TAIPEI • A train that derailed and killed 18 people in Taiwan was speeding when it flipped off the tracks, a court said yesterday, with the driver suspected of "professional negligence" for switching off a speed control system.
The crash on the popular east coast line injured 187 people on Sunday and left the Puyuma Express train lying zigzag across the tracks in the island's deadliest rail accident in a quarter-century.
The injured driver, identified by his family name Yu, was released on bail yesterday after being interrogated by prosecutors and returned to hospital, where he was being treated for injuries, including a fractured rib.
A statement from Yilan district court, which had reviewed evidence and questioned Yu as part of the bail hearing, said he had admitted to turning off the automatic train protection (ATP) system used to monitor speed due to problems with the train's power supply.
As the train approached Xinma station, the site of the crash, it was travelling at 140kmh instead of the 80kmh speed limit imposed due to a curve in the track, the court said.

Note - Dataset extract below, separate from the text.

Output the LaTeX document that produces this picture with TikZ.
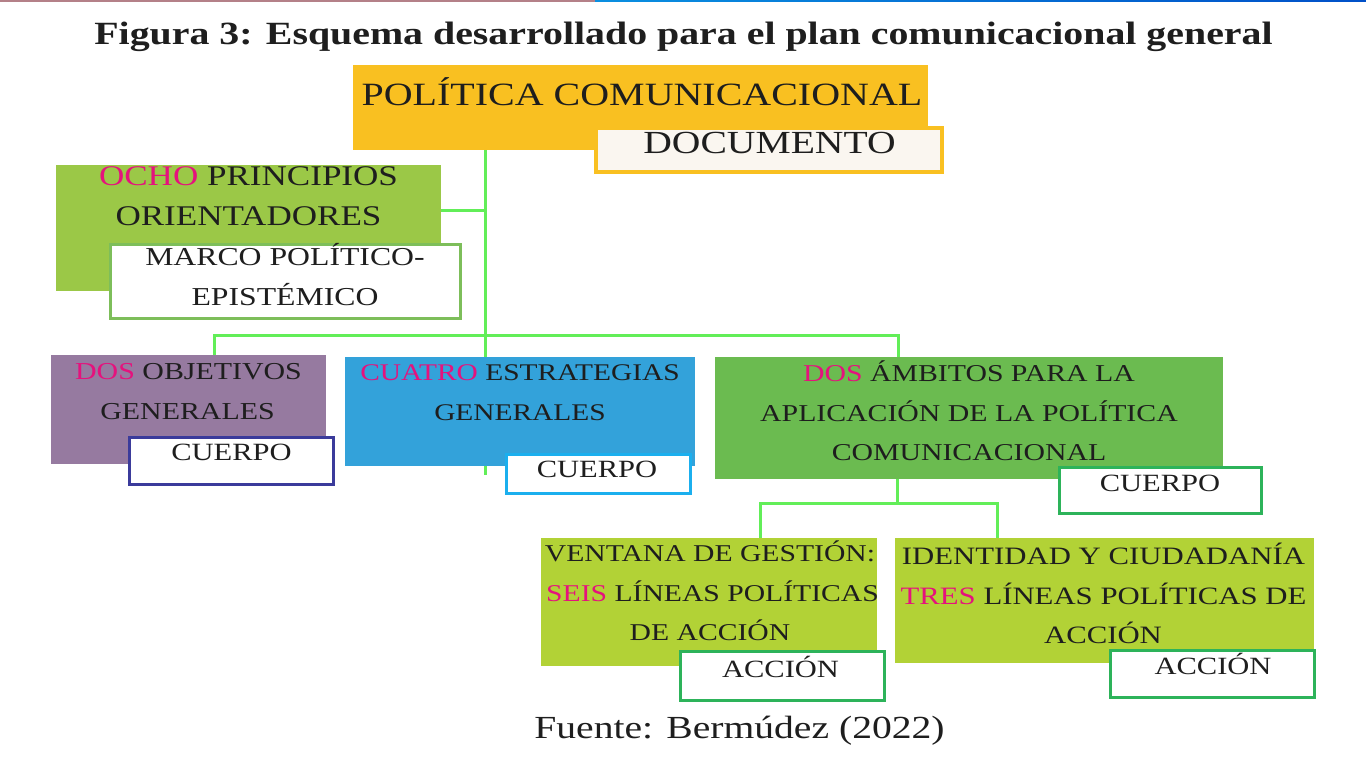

Yu said he had turned off the system at an earlier station and had not switched it on again because he had been talking to a rail coordinator, describing the move as "professional negligence".
"As he had turned off the ATP, he did not have the assistance of automatic speed monitoring and braking and should have taken necessary reactive measures, knowing there was a big curve ahead, instead of hitting the brake near the platform that led to the derailment," the statement said.
A spokesman for the Yilan district prosecutors' office Chiang Chen-yu told reporters there had been discrepancies between the driver's statement, evidence collected and witness accounts.
Yu did not comment when asked by reporters outside the court if he turned off the device or was speeding.